┏━━
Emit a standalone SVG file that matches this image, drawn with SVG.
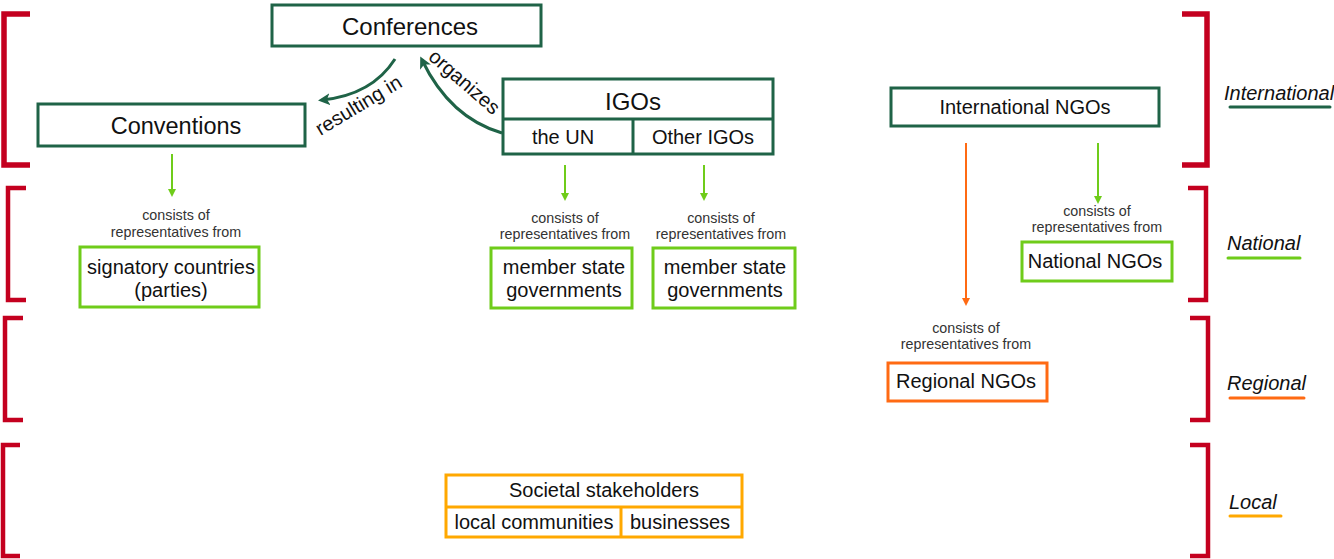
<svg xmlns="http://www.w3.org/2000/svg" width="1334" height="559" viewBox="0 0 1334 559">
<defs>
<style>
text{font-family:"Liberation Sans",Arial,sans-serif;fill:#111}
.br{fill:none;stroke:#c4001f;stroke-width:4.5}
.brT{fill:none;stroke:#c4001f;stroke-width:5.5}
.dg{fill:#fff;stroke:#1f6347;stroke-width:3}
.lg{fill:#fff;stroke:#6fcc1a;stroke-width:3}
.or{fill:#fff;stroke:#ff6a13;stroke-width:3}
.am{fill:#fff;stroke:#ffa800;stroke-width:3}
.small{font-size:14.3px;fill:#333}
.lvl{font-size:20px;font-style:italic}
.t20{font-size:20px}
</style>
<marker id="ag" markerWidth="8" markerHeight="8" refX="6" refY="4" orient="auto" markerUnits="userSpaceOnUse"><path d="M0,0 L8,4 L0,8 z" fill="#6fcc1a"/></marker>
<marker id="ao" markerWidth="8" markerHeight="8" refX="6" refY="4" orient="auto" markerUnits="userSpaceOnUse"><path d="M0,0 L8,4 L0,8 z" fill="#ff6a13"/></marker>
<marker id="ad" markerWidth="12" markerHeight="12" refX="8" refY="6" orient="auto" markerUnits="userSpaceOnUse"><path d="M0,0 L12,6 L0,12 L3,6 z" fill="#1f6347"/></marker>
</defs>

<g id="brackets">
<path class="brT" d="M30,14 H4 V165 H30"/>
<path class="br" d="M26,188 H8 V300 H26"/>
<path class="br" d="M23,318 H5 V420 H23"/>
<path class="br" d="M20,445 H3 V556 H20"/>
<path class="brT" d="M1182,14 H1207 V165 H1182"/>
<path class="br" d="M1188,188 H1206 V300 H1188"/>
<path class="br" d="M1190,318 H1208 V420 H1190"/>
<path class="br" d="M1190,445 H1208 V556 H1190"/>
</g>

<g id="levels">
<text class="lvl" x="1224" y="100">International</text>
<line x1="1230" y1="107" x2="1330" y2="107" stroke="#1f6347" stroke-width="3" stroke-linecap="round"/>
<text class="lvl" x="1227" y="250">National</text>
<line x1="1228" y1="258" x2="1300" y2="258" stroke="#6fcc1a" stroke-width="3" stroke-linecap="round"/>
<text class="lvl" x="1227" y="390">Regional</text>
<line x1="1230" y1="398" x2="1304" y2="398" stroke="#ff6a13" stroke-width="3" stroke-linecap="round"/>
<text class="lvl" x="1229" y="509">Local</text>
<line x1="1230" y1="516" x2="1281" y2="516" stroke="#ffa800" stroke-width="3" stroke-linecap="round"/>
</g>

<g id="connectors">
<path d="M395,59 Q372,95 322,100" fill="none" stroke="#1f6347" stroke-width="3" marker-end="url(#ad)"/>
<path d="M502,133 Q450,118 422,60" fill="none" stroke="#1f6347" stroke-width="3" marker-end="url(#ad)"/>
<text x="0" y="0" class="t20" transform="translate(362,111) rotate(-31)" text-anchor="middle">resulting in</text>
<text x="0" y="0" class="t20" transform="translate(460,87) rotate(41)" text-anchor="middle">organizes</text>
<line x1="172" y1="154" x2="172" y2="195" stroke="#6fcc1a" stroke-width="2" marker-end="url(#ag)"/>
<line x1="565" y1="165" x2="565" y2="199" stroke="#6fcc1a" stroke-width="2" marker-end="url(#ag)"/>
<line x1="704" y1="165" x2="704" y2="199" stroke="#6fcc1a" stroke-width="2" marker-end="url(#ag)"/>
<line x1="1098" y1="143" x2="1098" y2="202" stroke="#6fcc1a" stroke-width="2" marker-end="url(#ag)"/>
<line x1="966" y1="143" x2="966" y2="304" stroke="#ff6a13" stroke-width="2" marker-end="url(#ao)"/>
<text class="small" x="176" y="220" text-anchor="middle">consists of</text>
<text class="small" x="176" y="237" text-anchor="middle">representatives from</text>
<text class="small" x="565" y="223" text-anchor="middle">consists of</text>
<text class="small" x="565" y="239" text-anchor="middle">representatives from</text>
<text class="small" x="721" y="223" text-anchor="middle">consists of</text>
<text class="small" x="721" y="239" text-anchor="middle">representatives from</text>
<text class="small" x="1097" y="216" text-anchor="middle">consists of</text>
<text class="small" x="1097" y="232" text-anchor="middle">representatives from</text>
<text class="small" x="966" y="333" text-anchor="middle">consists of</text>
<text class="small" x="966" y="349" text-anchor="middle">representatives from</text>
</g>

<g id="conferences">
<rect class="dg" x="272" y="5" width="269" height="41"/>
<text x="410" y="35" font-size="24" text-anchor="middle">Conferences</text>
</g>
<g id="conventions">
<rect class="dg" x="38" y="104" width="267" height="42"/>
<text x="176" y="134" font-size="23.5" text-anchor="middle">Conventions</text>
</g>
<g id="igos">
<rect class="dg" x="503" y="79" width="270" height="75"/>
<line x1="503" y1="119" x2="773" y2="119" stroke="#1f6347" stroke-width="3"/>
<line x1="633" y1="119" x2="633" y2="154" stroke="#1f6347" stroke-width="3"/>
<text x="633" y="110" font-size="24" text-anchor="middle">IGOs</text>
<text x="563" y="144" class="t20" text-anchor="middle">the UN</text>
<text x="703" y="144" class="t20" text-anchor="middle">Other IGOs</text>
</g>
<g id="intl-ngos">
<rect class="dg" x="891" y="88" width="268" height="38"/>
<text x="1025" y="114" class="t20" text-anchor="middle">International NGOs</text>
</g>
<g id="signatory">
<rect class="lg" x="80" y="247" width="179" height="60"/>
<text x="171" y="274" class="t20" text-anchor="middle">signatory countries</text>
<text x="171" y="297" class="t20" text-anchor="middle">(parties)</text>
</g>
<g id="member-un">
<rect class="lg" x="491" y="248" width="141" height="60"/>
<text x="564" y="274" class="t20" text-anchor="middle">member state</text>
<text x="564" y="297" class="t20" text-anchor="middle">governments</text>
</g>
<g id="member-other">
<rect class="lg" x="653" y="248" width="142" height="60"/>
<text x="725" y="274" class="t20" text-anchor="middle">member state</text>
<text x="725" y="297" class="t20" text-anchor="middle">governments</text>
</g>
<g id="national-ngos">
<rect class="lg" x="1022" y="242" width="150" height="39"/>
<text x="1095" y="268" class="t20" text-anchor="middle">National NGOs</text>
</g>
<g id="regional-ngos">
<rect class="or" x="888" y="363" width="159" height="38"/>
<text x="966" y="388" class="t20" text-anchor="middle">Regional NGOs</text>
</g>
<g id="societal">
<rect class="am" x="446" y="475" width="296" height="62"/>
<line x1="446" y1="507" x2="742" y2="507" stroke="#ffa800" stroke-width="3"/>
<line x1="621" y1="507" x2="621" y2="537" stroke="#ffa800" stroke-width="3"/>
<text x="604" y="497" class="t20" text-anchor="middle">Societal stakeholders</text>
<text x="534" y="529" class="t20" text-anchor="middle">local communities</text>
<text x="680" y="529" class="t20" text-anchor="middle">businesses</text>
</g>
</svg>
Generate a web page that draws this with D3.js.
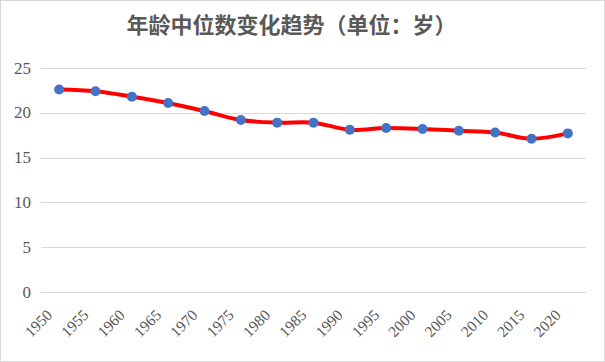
┗━━
Objective.
Output the lines above in full and exactly as given, omitting any pictures.

Exercise solution.
Emit a standalone SVG file that matches this image, drawn with SVG.
<svg xmlns="http://www.w3.org/2000/svg" width="1334" height="559" viewBox="0 0 1334 559">
<defs>
<style>
text{font-family:"Liberation Sans",Arial,sans-serif;fill:#111}
.br{fill:none;stroke:#c4001f;stroke-width:4.5}
.brT{fill:none;stroke:#c4001f;stroke-width:5.5}
.dg{fill:#fff;stroke:#1f6347;stroke-width:3}
.lg{fill:#fff;stroke:#6fcc1a;stroke-width:3}
.or{fill:#fff;stroke:#ff6a13;stroke-width:3}
.am{fill:#fff;stroke:#ffa800;stroke-width:3}
.small{font-size:14.3px;fill:#333}
.lvl{font-size:20px;font-style:italic}
.t20{font-size:20px}
</style>
<marker id="ag" markerWidth="8" markerHeight="8" refX="6" refY="4" orient="auto" markerUnits="userSpaceOnUse"><path d="M0,0 L8,4 L0,8 z" fill="#6fcc1a"/></marker>
<marker id="ao" markerWidth="8" markerHeight="8" refX="6" refY="4" orient="auto" markerUnits="userSpaceOnUse"><path d="M0,0 L8,4 L0,8 z" fill="#ff6a13"/></marker>
<marker id="ad" markerWidth="12" markerHeight="12" refX="8" refY="6" orient="auto" markerUnits="userSpaceOnUse"><path d="M0,0 L12,6 L0,12 L3,6 z" fill="#1f6347"/></marker>
</defs>

<g id="brackets">
<path class="brT" d="M30,14 H4 V165 H30"/>
<path class="br" d="M26,188 H8 V300 H26"/>
<path class="br" d="M23,318 H5 V420 H23"/>
<path class="br" d="M20,445 H3 V556 H20"/>
<path class="brT" d="M1182,14 H1207 V165 H1182"/>
<path class="br" d="M1188,188 H1206 V300 H1188"/>
<path class="br" d="M1190,318 H1208 V420 H1190"/>
<path class="br" d="M1190,445 H1208 V556 H1190"/>
</g>

<g id="levels">
<text class="lvl" x="1224" y="100">International</text>
<line x1="1230" y1="107" x2="1330" y2="107" stroke="#1f6347" stroke-width="3" stroke-linecap="round"/>
<text class="lvl" x="1227" y="250">National</text>
<line x1="1228" y1="258" x2="1300" y2="258" stroke="#6fcc1a" stroke-width="3" stroke-linecap="round"/>
<text class="lvl" x="1227" y="390">Regional</text>
<line x1="1230" y1="398" x2="1304" y2="398" stroke="#ff6a13" stroke-width="3" stroke-linecap="round"/>
<text class="lvl" x="1229" y="509">Local</text>
<line x1="1230" y1="516" x2="1281" y2="516" stroke="#ffa800" stroke-width="3" stroke-linecap="round"/>
</g>

<g id="connectors">
<path d="M395,59 Q372,95 322,100" fill="none" stroke="#1f6347" stroke-width="3" marker-end="url(#ad)"/>
<path d="M502,133 Q450,118 422,60" fill="none" stroke="#1f6347" stroke-width="3" marker-end="url(#ad)"/>
<text x="0" y="0" class="t20" transform="translate(362,111) rotate(-31)" text-anchor="middle">resulting in</text>
<text x="0" y="0" class="t20" transform="translate(460,87) rotate(41)" text-anchor="middle">organizes</text>
<line x1="172" y1="154" x2="172" y2="195" stroke="#6fcc1a" stroke-width="2" marker-end="url(#ag)"/>
<line x1="565" y1="165" x2="565" y2="199" stroke="#6fcc1a" stroke-width="2" marker-end="url(#ag)"/>
<line x1="704" y1="165" x2="704" y2="199" stroke="#6fcc1a" stroke-width="2" marker-end="url(#ag)"/>
<line x1="1098" y1="143" x2="1098" y2="202" stroke="#6fcc1a" stroke-width="2" marker-end="url(#ag)"/>
<line x1="966" y1="143" x2="966" y2="304" stroke="#ff6a13" stroke-width="2" marker-end="url(#ao)"/>
<text class="small" x="176" y="220" text-anchor="middle">consists of</text>
<text class="small" x="176" y="237" text-anchor="middle">representatives from</text>
<text class="small" x="565" y="223" text-anchor="middle">consists of</text>
<text class="small" x="565" y="239" text-anchor="middle">representatives from</text>
<text class="small" x="721" y="223" text-anchor="middle">consists of</text>
<text class="small" x="721" y="239" text-anchor="middle">representatives from</text>
<text class="small" x="1097" y="216" text-anchor="middle">consists of</text>
<text class="small" x="1097" y="232" text-anchor="middle">representatives from</text>
<text class="small" x="966" y="333" text-anchor="middle">consists of</text>
<text class="small" x="966" y="349" text-anchor="middle">representatives from</text>
</g>

<g id="conferences">
<rect class="dg" x="272" y="5" width="269" height="41"/>
<text x="410" y="35" font-size="24" text-anchor="middle">Conferences</text>
</g>
<g id="conventions">
<rect class="dg" x="38" y="104" width="267" height="42"/>
<text x="176" y="134" font-size="23.5" text-anchor="middle">Conventions</text>
</g>
<g id="igos">
<rect class="dg" x="503" y="79" width="270" height="75"/>
<line x1="503" y1="119" x2="773" y2="119" stroke="#1f6347" stroke-width="3"/>
<line x1="633" y1="119" x2="633" y2="154" stroke="#1f6347" stroke-width="3"/>
<text x="633" y="110" font-size="24" text-anchor="middle">IGOs</text>
<text x="563" y="144" class="t20" text-anchor="middle">the UN</text>
<text x="703" y="144" class="t20" text-anchor="middle">Other IGOs</text>
</g>
<g id="intl-ngos">
<rect class="dg" x="891" y="88" width="268" height="38"/>
<text x="1025" y="114" class="t20" text-anchor="middle">International NGOs</text>
</g>
<g id="signatory">
<rect class="lg" x="80" y="247" width="179" height="60"/>
<text x="171" y="274" class="t20" text-anchor="middle">signatory countries</text>
<text x="171" y="297" class="t20" text-anchor="middle">(parties)</text>
</g>
<g id="member-un">
<rect class="lg" x="491" y="248" width="141" height="60"/>
<text x="564" y="274" class="t20" text-anchor="middle">member state</text>
<text x="564" y="297" class="t20" text-anchor="middle">governments</text>
</g>
<g id="member-other">
<rect class="lg" x="653" y="248" width="142" height="60"/>
<text x="725" y="274" class="t20" text-anchor="middle">member state</text>
<text x="725" y="297" class="t20" text-anchor="middle">governments</text>
</g>
<g id="national-ngos">
<rect class="lg" x="1022" y="242" width="150" height="39"/>
<text x="1095" y="268" class="t20" text-anchor="middle">National NGOs</text>
</g>
<g id="regional-ngos">
<rect class="or" x="888" y="363" width="159" height="38"/>
<text x="966" y="388" class="t20" text-anchor="middle">Regional NGOs</text>
</g>
<g id="societal">
<rect class="am" x="446" y="475" width="296" height="62"/>
<line x1="446" y1="507" x2="742" y2="507" stroke="#ffa800" stroke-width="3"/>
<line x1="621" y1="507" x2="621" y2="537" stroke="#ffa800" stroke-width="3"/>
<text x="604" y="497" class="t20" text-anchor="middle">Societal stakeholders</text>
<text x="534" y="529" class="t20" text-anchor="middle">local communities</text>
<text x="680" y="529" class="t20" text-anchor="middle">businesses</text>
</g>
</svg>
Generate a web page that draws this with D3.js.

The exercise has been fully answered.